Many other initiative such as Marco Polo and Contour have successfully launched numerous Proof of Concepts and are now entering production. You have many different speeds of developments of blockchain initiatives in trade finance. What explains this difference is that start-ups are more agile and can move faster than consortiums.
Contour for example was previously known as Voltron which was a consortium of banks which was run by committee that made decision making difficult and time consuming. In January 2020, Voltron was re-invented as a separate legal entity called Contour. It had a change in governance structure, a CEO and is now able to provide a full commercial service. This governance structure explains to a large extent the differences in maturity that you see with these different projects.
Emmanuelle believes that in the coming 6 – 12 months the landscape will change quite significantly.
Regulators & regulatory sandboxes
Emmanuelle recognises that it can be a long journey to fully comprehend what is blockchain and its potential. In her opinion there has been a big change over the last years and many more people now understand what is blockchain, what it can do and the challenges that come with it. More work still needs to be done to educate the regulators.
Regulatory sandboxes are regulatory tools that are used by policy makers to stimulate business innovation. They enable the creation of an intimate environment whereby businesses can draw on the expertise and advice of a regulator and to test their products under less stringent regulatory requirements resulting in lower compliance costs. This is very beneficial in the case of a technology like blockchain that is still very new and where there are no regulatory framework.
From the regulator standpoint the regulatory sandboxes allows the regulators to familiarise themselves with the technology and the various regulatory challenges that it raises or that may need to be addressed.
For Emmanuelle these regulatory sandboxes are a win win as they stimulate innovation, test in a way the adequacy of the regulatory regime, identify adjustments that need to be made, and they help regulators to familiarize themselves with the technology.
Could blockchain have helped to limit the economic impact of COVID-19
Emmanuelle points out that blockchain is not a magical wand. Trade plummeted because of the lockdown and many businesses had to stop their activities. Blockchain could not have changed this state of affairs.
However blockchain is an interesting tool to address some supply chain inefficiencies that the current pandemic has exposed. The current crisis has revealed structural inadequacies in our supply chains in the sourcing of some critical supplies such as ventilators and personal protective equipment. It has underscored the need for businesses and governments to improve the integrity and provenance of pharmaceutical products and for supply chains to be more agile.

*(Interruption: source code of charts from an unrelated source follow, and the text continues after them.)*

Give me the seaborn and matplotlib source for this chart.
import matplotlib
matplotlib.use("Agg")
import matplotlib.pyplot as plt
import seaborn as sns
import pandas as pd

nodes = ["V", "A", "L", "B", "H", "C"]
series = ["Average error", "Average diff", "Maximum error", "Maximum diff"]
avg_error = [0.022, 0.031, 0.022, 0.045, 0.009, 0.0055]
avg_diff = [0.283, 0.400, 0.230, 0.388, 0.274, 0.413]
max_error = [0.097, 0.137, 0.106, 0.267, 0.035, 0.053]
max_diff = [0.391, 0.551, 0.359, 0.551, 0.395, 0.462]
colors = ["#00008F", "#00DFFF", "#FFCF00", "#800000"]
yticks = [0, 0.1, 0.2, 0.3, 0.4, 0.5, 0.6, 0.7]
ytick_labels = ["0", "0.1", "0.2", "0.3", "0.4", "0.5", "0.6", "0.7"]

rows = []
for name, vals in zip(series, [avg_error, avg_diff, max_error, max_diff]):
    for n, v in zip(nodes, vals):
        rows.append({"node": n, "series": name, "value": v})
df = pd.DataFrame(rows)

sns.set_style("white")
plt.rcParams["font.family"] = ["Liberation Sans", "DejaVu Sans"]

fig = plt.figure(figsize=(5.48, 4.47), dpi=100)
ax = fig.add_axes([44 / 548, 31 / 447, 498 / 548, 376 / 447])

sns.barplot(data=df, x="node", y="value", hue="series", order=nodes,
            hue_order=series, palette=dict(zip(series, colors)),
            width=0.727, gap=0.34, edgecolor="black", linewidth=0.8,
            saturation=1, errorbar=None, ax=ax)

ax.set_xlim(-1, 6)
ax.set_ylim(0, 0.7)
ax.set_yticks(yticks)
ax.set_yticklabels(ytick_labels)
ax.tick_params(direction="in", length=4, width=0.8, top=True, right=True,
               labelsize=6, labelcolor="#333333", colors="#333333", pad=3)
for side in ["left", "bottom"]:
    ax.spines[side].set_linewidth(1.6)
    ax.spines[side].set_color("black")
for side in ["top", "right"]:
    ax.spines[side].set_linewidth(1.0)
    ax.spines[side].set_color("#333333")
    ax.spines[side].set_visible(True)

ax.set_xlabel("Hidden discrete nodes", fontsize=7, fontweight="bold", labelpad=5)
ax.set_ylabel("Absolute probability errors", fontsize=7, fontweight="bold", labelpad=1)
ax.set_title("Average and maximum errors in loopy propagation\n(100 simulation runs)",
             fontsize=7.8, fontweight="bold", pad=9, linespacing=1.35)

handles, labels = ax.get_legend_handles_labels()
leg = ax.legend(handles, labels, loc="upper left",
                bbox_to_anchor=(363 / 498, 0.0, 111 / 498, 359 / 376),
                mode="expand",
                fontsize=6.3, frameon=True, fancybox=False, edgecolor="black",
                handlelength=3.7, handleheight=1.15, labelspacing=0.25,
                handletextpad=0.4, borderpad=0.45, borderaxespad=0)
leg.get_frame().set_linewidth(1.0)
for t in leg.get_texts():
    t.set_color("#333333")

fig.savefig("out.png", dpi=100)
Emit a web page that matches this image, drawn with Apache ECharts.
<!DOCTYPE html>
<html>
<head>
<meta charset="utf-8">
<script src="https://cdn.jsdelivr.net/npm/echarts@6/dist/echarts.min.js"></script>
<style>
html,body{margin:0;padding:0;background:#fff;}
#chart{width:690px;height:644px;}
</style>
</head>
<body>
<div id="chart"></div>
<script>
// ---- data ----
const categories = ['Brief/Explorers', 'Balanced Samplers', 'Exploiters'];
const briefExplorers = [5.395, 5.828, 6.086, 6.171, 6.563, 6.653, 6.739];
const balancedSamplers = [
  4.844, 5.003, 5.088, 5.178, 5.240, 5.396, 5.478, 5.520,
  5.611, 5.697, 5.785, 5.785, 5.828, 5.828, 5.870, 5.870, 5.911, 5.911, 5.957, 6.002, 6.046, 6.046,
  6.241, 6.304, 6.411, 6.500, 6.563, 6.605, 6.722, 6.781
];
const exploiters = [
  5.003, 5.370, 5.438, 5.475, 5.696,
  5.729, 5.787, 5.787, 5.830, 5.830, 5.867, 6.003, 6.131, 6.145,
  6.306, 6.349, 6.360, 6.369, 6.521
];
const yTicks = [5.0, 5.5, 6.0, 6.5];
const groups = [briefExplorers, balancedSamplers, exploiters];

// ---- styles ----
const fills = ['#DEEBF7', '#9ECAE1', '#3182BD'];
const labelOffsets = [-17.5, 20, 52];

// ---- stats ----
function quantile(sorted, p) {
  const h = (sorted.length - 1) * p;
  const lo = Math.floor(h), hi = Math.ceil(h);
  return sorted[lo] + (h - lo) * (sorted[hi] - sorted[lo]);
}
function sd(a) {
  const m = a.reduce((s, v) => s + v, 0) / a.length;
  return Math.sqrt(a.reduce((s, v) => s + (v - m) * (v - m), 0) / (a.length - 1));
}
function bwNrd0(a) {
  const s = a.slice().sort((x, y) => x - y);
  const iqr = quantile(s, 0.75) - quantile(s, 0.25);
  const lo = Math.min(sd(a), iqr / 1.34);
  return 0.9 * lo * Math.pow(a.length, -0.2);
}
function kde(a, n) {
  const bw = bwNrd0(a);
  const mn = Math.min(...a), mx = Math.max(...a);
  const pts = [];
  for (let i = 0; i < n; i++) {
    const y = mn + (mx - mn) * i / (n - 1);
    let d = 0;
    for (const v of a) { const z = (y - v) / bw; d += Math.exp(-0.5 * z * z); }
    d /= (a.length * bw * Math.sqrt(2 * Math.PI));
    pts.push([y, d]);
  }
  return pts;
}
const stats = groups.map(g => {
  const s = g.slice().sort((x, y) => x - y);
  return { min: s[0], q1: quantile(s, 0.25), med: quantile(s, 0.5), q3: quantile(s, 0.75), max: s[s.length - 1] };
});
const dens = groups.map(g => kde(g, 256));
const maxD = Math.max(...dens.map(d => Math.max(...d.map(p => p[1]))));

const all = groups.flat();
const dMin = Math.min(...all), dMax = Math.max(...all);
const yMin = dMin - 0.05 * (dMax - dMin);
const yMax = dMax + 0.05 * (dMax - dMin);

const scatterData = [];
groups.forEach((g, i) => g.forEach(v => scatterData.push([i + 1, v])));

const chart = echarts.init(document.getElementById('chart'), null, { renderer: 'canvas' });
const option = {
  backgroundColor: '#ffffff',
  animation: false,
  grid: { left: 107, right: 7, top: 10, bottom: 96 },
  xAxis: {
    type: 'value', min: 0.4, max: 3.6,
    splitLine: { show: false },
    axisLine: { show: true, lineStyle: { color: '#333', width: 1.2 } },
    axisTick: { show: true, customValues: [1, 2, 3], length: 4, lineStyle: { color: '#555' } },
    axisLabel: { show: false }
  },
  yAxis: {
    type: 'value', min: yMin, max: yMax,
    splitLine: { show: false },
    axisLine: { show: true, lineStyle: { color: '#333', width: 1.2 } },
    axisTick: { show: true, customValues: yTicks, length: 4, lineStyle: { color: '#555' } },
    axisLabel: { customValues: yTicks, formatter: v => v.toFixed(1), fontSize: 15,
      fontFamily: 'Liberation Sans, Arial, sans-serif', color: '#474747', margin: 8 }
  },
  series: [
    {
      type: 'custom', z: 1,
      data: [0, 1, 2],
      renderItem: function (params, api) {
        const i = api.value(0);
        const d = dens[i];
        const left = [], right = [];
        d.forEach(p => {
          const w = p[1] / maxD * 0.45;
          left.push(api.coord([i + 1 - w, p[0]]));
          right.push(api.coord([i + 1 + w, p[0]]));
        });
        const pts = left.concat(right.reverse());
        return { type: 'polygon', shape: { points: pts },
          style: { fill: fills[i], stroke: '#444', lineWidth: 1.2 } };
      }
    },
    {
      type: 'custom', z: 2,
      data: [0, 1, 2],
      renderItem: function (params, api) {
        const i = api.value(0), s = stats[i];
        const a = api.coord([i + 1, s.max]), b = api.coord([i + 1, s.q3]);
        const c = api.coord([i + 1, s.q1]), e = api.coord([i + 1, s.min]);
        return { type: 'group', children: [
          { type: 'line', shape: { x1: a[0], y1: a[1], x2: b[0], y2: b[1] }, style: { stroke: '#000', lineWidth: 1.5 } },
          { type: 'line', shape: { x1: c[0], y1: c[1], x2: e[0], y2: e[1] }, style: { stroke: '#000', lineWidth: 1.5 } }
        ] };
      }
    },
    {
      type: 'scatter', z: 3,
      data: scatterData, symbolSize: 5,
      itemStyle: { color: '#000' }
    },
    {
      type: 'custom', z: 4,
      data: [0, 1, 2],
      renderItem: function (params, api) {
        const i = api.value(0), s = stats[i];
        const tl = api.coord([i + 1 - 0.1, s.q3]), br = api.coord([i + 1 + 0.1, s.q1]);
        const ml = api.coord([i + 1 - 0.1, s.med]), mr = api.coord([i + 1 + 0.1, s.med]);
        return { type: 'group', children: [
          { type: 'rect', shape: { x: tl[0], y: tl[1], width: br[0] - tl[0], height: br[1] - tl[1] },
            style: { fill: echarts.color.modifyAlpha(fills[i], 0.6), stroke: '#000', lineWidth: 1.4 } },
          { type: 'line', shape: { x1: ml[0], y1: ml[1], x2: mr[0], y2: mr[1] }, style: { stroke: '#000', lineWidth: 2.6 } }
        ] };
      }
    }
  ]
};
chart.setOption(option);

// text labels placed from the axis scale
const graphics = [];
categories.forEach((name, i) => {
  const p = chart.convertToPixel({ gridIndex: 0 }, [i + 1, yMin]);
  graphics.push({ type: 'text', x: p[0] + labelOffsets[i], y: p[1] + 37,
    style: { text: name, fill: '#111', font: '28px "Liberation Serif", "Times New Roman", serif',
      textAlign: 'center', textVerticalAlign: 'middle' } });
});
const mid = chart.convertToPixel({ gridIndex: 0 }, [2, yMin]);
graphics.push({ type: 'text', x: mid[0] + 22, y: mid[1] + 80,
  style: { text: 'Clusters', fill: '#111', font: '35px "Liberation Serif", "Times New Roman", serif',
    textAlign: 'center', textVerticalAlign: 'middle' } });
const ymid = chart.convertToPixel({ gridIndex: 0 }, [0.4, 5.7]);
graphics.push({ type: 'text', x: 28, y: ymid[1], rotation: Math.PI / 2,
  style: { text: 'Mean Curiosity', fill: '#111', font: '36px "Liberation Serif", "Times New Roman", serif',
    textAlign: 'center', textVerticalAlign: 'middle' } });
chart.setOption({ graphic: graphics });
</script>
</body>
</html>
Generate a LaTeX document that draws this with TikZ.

There has been scandals around millions of counterfeit masks being imported. As Emmanuelle recently expressed in a presentation, the current pandemic has shown that tracking is vital and this is where blockchain can help.
Blockchain based systems provide an open tamper proof record of transactions that allow for transparency across the entire supply chain. It allows to easily identify the source of transgressions and to fight counterfeits. It could help hospitals and healthcare organisations to trace products along the supply chain and ensure that they are certified according to international standards.